In this photo taken and released on Aug. 27, 2010 by Japan's Justice Ministry, the trapdoor where a condemned criminal is to stand is wide open downward in an execution room at Tokyo Detention Center when the local media are allowed a rare tour of Tokyo's main gallows in a bid to create more public awareness about capital punishment. Three death row inmates in Japan were executed by hanging on Thursday, March 29, 2012, the country's first executions in more than a year and a half. Japan, along with the United States, is one of the few industrialized countries that still has capital punishment. The room behind the glass window is for witnesses to stand and observe the execution. (AP Photo/Justice Ministry) EDITORIAL USE ONLY, NO CROPPING ALLOWED
TOKYO (AP) — Three men convicted of multiple killings were hanged Thursday in Japan's first executions in more than a year and a half.
One death-row inmate had been convicted of ramming a car into a train station and then knifing people nearby, killing five, in 1999. Another killed two people in 2001, and the third condemned prisoner killed three in 2002. Reports said the men were executed at three different prisons.
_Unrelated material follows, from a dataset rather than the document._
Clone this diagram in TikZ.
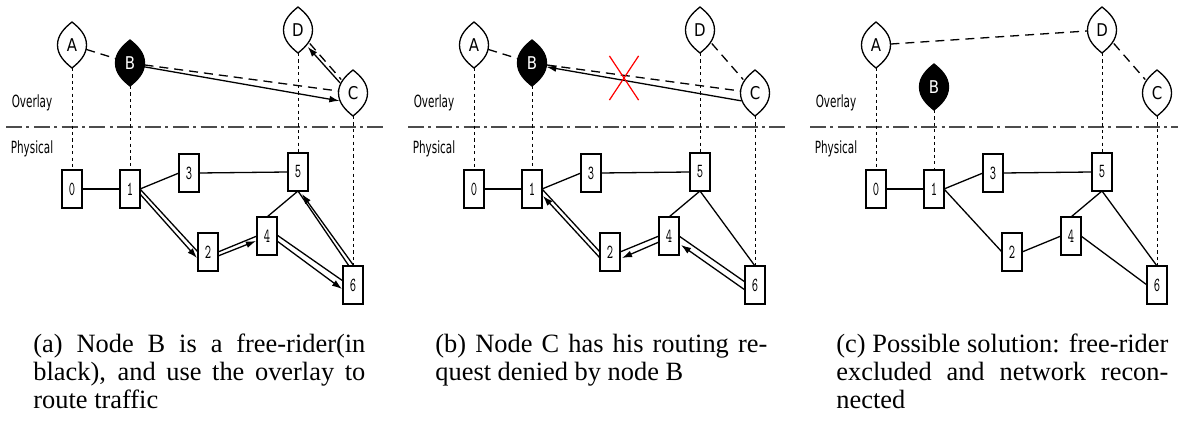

Justice Minister Toshio Ogawa confirmed the executions in a news conference, saying that the punishment is supported by the public. He did not provide details, however, and all major Japanese media quoted anonymous Justice Ministry officials for details on who was executed.
The executions were Japan's first since July 2010. Capital punishment is usually ordered only for inmates convicted of multiple murders. Japan has 132 death row convicts, which is near its highest level since World War II.
Japan, along with the United States, is one of the few industrialized countries that still has capital punishment. All executions in Japan are carried out by hanging. Inmates on death row do not know when they will be executed until the last minute, while family members and lawyers are only told afterward.
The lack of transparency in the system has been criticized by rights groups such as Amnesty International and the main Japanese bar association. But capital punishment is generally supported by the public, according to opinion polls.
Public broadcaster NHK said 2011 was the first full year without any executions in 19 years.